Jesus spent a number of days touching, blessing and always loving, as he made “the mute speak, the deformed made sound, cripples walk and the blind see.”  It was an incredible time and the astonished crowd gave thanks and glory to God. 

But Jesus knew that his message depended on more than his ability to touch weakened bodies with his own hands.  Yes, it was important for people to be cured and healed in their bodies, but the call to his followers went much deeper.  He wanted the disciples to take up his job and begin to care for others as he was doing.  He looked around with a loving gaze at the throngs gathered, rejoicing in the newfound health of their loved ones and he saw that they were hungry.  “I do not wish to send them away hungry for fear they may collapse on the way,” he said. 

The disciples shrugged and said they couldn’t really do much about that.  The crowd was far too big to deal with and they couldn’t fix it by themselves.  Of course they couldn’t! But in their own blindness and weakness, they couldn’t see that they needed Jesus to care for others.  Jesus has them gather food from the crowd and then blesses it and asks them to redistribute it.  There was plenty, and the disciples were able to care for the whole crowd, but only with the help of Jesus.
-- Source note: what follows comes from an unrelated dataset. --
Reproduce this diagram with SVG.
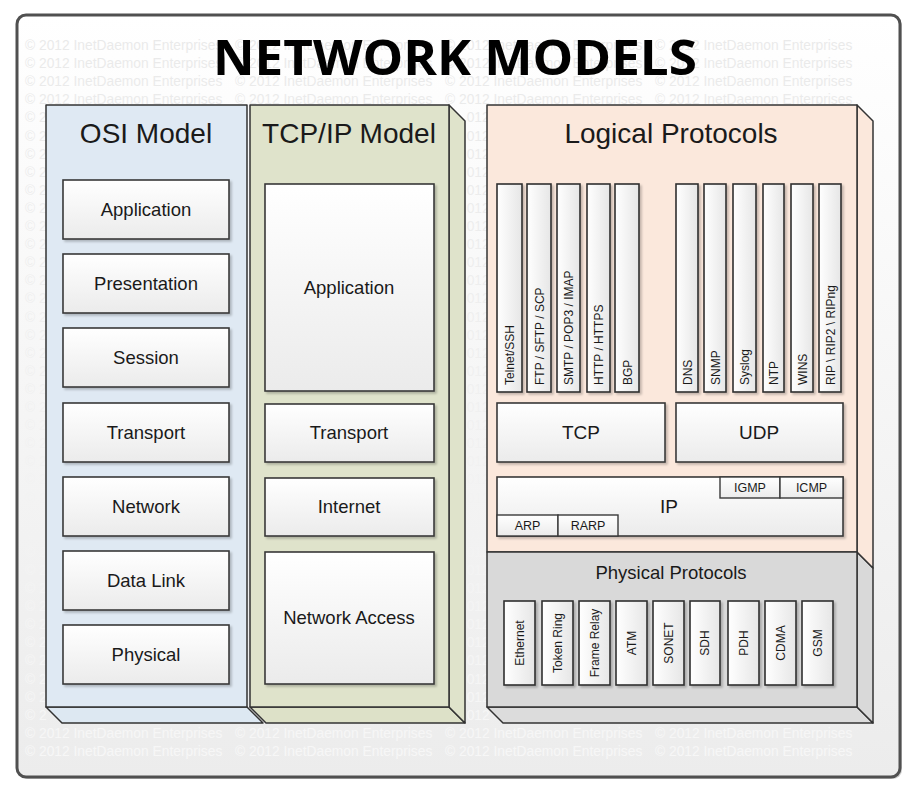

I think of loved ones who are sick, blind, discouraged and needing healing. I carry them lovingly to Jesus and ask for healing.  But the real work Jesus is asking me to do is to rely on him for help in caring for others.  Feeding a crowd is an impossible task, one that I might tend to dismiss as impossible for me to do.  But Jesus invites me to lean on him, rely on him and to realize that although I can’t get everything done by myself, with the loving and caring help of Jesus, I can feed and help heal others … and find myself with a new ability to see.

Maureen McCann Waldron

Co-founder of Creighton’s Online Ministries, Retired 2016

The most important part of my life is my family – Jim my husband of 47 years and our two children.  Our daughter Katy, a banker here in Omaha, and her husband John, have three wonderful children: Charlotte, Daniel and Elizabeth Grace.  Our son Jack and his wife, Ellie, have added to our joy with their sons, Peter and Joseph.

I think family life is an incredible way to find God, even in (or maybe I should say, especially in) the most frustrating or mundane moments. 
I am a native of the East Coast after graduating in 1971 from Archbishop John Carroll High School in suburban Philadelphia. I graduated from Creighton University in 1975 with a degree in Journalism and spent most of the next 20 years in corporate public relations in Omaha.  I returned to Creighton in the 1990s and completed a master’s degree in Christian Spirituality in 1998. 

As our children were growing up, my favorite times were always family dinners at home when the four of us would talk about our days. But now that our kids are gone from home, my husband and I have rediscovered how nice it is to have a quiet dinner together.  I also have a special place in my heart for family vacations when the kids were little and four of us were away from home together. It’s a joy to be with my growing family.

Writing a Daily Reflection is always a graced moment, because only with God’s help could I ever write one.  I know my own life is hectic, disjointed and imperfect and I know most of us have lives like that. I usually write from that point of view and I always seem to find some sentence, some word in the readings that speaks right to me, in all of my imperfection. I hope that whatever I write is in some way supportive of others. 

It’s an incredibly humbling experience to hear from someone who was touched by something I wrote. Whether the note is from someone across campus or across the world, it makes me realize how connected we are all in our longing to grow closer to God.